#28 “Wolf Whistle”

From Paul in Scotland In preparing for this post, I tried to engage in a little research about Wolf Whistling, but I have found it surprisingly difficult to come across any hard and fast information about this specific type of call. Interestingly enough, whistling to show affection or romantic interest has been found in literature and stories dating back to ancient Greece and Rome, but the most I can discover Wolf Whistling is that it supposedly has its origins in the navy’s General Call which is often made with a boatswain’s pipe. The whistle/call was initially intended to draw all hands on deck or to command attention, and it is speculated that over time the sailors began using the call to attract the attention of women whom they found alluring. It is not known whether the whistle was originally thought to be as repulsive and disrespectful to women as it is often considered to be today.

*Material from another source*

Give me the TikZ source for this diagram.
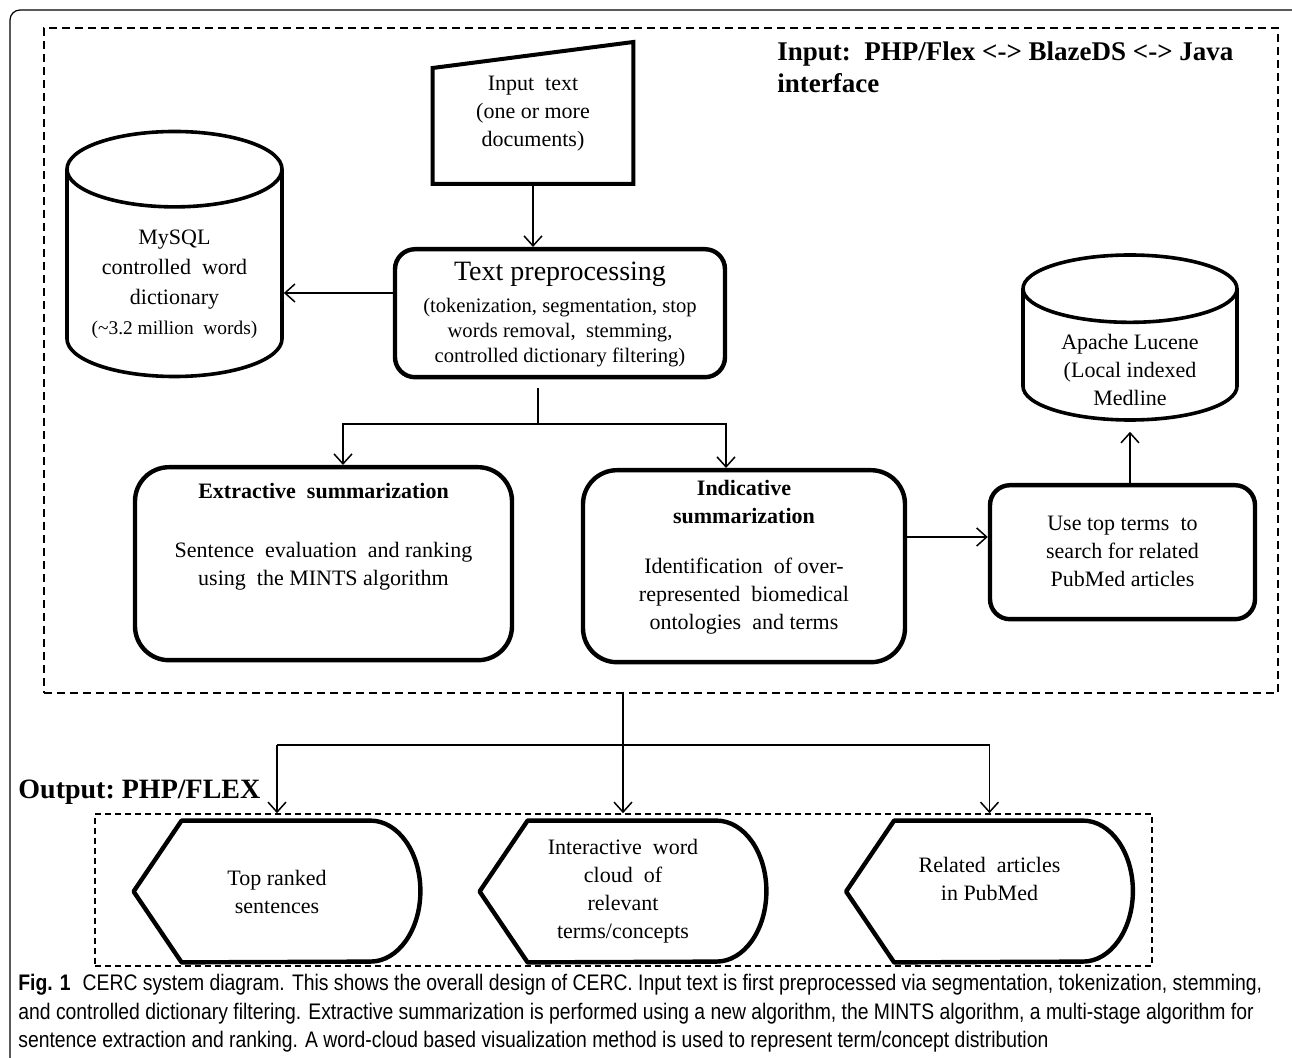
\documentclass[tikz,border=0pt]{standalone}
\usepackage{fontspec}
\setmainfont{Liberation Serif}
\newfontfamily\capfont[FakeStretch=0.86]{Liberation Sans}
\usetikzlibrary{arrows.meta,shapes.geometric,positioning,calc}
\tikzstyle{link} = [line width=0.75pt,-{Straight Barb[length=5pt,width=9pt]}]
\tikzstyle{plain} = [line width=0.75pt]
\tikzstyle{box} = [draw, line width=2.2pt, rounded corners=10pt, align=center, inner sep=0pt]
\tikzstyle{db} = [draw, cylinder, shape border rotate=90, line width=1.8pt, align=center, inner sep=0pt, anchor=shape center]
\tikzstyle{outbox} = [minimum width=143pt, minimum height=70.5pt, inner sep=0pt, align=center]
\tikzstyle{frame} = [draw, dashed, line width=1pt, dash pattern=on 4pt off 2.5pt, inner sep=0pt]
\tikzstyle{heading} = [font=\fontsize{13.5}{16}\selectfont\bfseries, align=left, inner sep=0pt]
\newcommand{\padtop}[1]{\rule{0pt}{#1}}
\newcommand{\padbot}[1]{\rule[-#1]{0pt}{#1}}
\begin{document}
\begin{tikzpicture}[x=0.5pt, y=-0.5pt, every node/.style={font=\fontsize{11}{14}\selectfont}]
\useasboundingbox (0,0) rectangle (1292,1058);
% page frame
\draw[line width=0.6pt, rounded corners=5pt] (10,1058) -- (10,10) -- (1292,10);

% frames
\node[frame, minimum width=617pt, minimum height=332.5pt] (inframe) at (661,360.5) {};
\node[frame, line width=0.8pt, dash pattern=on 3pt off 2pt, minimum width=528.5pt, minimum height=76pt] (outframe) at (623.5,890) {};

\node[heading, anchor=north west] (intitle) at (777,41) {Input:\ \ PHP/Flex <-> BlazeDS <-> Java\\interface};
\node[heading, font=\fontsize{14}{16}\selectfont\bfseries, anchor=base west] (outtitle) at (18,799) {Output:\ PHP/FLEX};

% input text
\node[align=center, inner sep=0pt, minimum width=100pt, anchor=north] (input) at (533,42)
  {\padtop{24pt}Input\ \ text\\(one or more\\documents)\padbot{18.5pt}};
\draw[line width=2pt] (input.south west) -- (input.south east) -- (input.north east)
  -- ([yshift=-13pt]input.north west) -- cycle;

% preprocessing
\node[box, minimum width=165pt, anchor=north, font=\fontsize{10.3}{12.5}\selectfont] (prep) at (560,247)
  {\padtop{15.5pt}{\fontsize{14}{16}\selectfont Text preprocessing}\\[3.5pt]
   (tokenization, segmentation, stop\\words removal,\ \ stemming,\\controlled dictionary filtering)\padbot{7.5pt}};

% databases
\node[db, minimum width=107.5pt, minimum height=121pt, aspect=0.455, font=\fontsize{11}{15}\selectfont] (mysql) at (174.5,254)
  {\padtop{18pt}MySQL\\controlled\ \ word\\dictionary\\{\fontsize{9.7}{12}\selectfont(\textasciitilde3.2 million\ \ words)}};
\node[db, minimum width=107pt, minimum height=82.5pt, aspect=0.49] (lucene) at (1130,337.5)
  {\raisebox{-11pt}[0pt][0pt]{\begin{tabular}{@{}c@{}}Apache Lucene\\(Local indexed\\Medline\end{tabular}}};

% summarization
\node[box, rounded corners=17pt, minimum width=188.5pt, anchor=north] (extr) at (323.5,465)
  {\padtop{15.5pt}\textbf{Extractive\ \ summarization}\\[15.5pt]
   Sentence\ \ evaluation\ \ and ranking\\using\ \ the MINTS algorithm\padbot{37.5pt}};
\node[box, rounded corners=17pt, minimum width=161pt, anchor=north] (ind) at (744,468)
  {\padtop{12.5pt}\textbf{Indicative}\\\textbf{summarization}\\[11pt]
   Identification\ \ of over-\\represented\ \ biomedical\\ontologies\ \ and terms\padbot{16.5pt}};
\node[box, minimum width=132.5pt, anchor=north] (use) at (1122.5,483)
  {\padtop{22.5pt}Use top terms\ \ to\\search for related\\PubMed articles\padbot{16.5pt}};

% outputs
\node[outbox] (top) at (277,891.5) {Top ranked\\sentences};
\node[outbox] (cloud) at (623,891.5) {Interactive\ \ word\\cloud\ \ of\\relevant\\terms/concepts};
\node[outbox] (related) at (989.5,891.5) {Related\ \ articles\\in PubMed\padbot{13pt}};
\foreach \n in {top,cloud,related}
  \draw[line width=2.2pt, line join=round] (\n.west) -- ([xshift=24pt]\n.north west)
    -- ([xshift=-25pt]\n.north east) arc[start angle=90, end angle=-90, x radius=25pt, y radius=35.25pt]
    -- ([xshift=24pt]\n.south west) -- cycle;

% connectors
\draw[link] (input.south) -- (input.south |- prep.north);
\draw[link] (prep.west |- 0,293) -- (mysql.east |- 0,293);
\coordinate (split) at (538,424);
\draw[plain, shorten <=4.5pt] (split |- prep.south) -- (split);
\draw[link] (split) -| ([xshift=9.75pt]extr.north);
\draw[link] (split) -| ([xshift=-9pt]ind.north);
\draw[link] (ind.east |- 0,537) -- (use.west |- 0,537);
\draw[link, shorten >=5pt] (use.north -| lucene.south) -- (lucene.south);

\coordinate (fork) at (623,745);
\draw[plain] (inframe.south -| fork) -- (fork);
\draw[plain] (fork -| top) -- (fork -| related);
\foreach \n in {top,cloud,related}
  \draw[link] (fork -| \n) -- (outframe.north -| \n);

% caption
\node[anchor=north west, align=left, inner sep=0pt, font=\capfont\fontsize{11.25}{14.25}\selectfont] (caption) at (18,974)
  {{\bfseries Fig. 1}\hspace{6pt}CERC system diagram. This shows the overall design of CERC. Input text is first preprocessed via segmentation, tokenization, stemming,\\
   and controlled dictionary filtering. Extractive summarization is performed using a new algorithm, the MINTS algorithm, a multi-stage algorithm for\\
   sentence extraction and ranking. A word-cloud based visualization method is used to represent term/concept distribution};
\end{tikzpicture}
\end{document}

All of this ultimately made me wonder how similar the sound of the boatswain’s pipe is to that of the modern wolf whistle. Upon listening to several versions that I found on various websites, it appears clear that both calls are two-toned, with one rising and one falling note, but the order in which the rising and fall notes occurr seem to vary. That, in the end, is the most I could discover.

Now, moving on, the general concept of how wolves became associated with male lust is actually very long and complicated, so I won’t breach that subject here; but I would certainly be remiss if I did not commend Paul for his creativity and ingenuity in creating this Whistle Wolf illustration. If nothing else, this has inspired me to research a subject that I had never breached before.

So thank you, Paul. I don’t know if you can hear me across the pond, but I’m Wolf Whistling your way.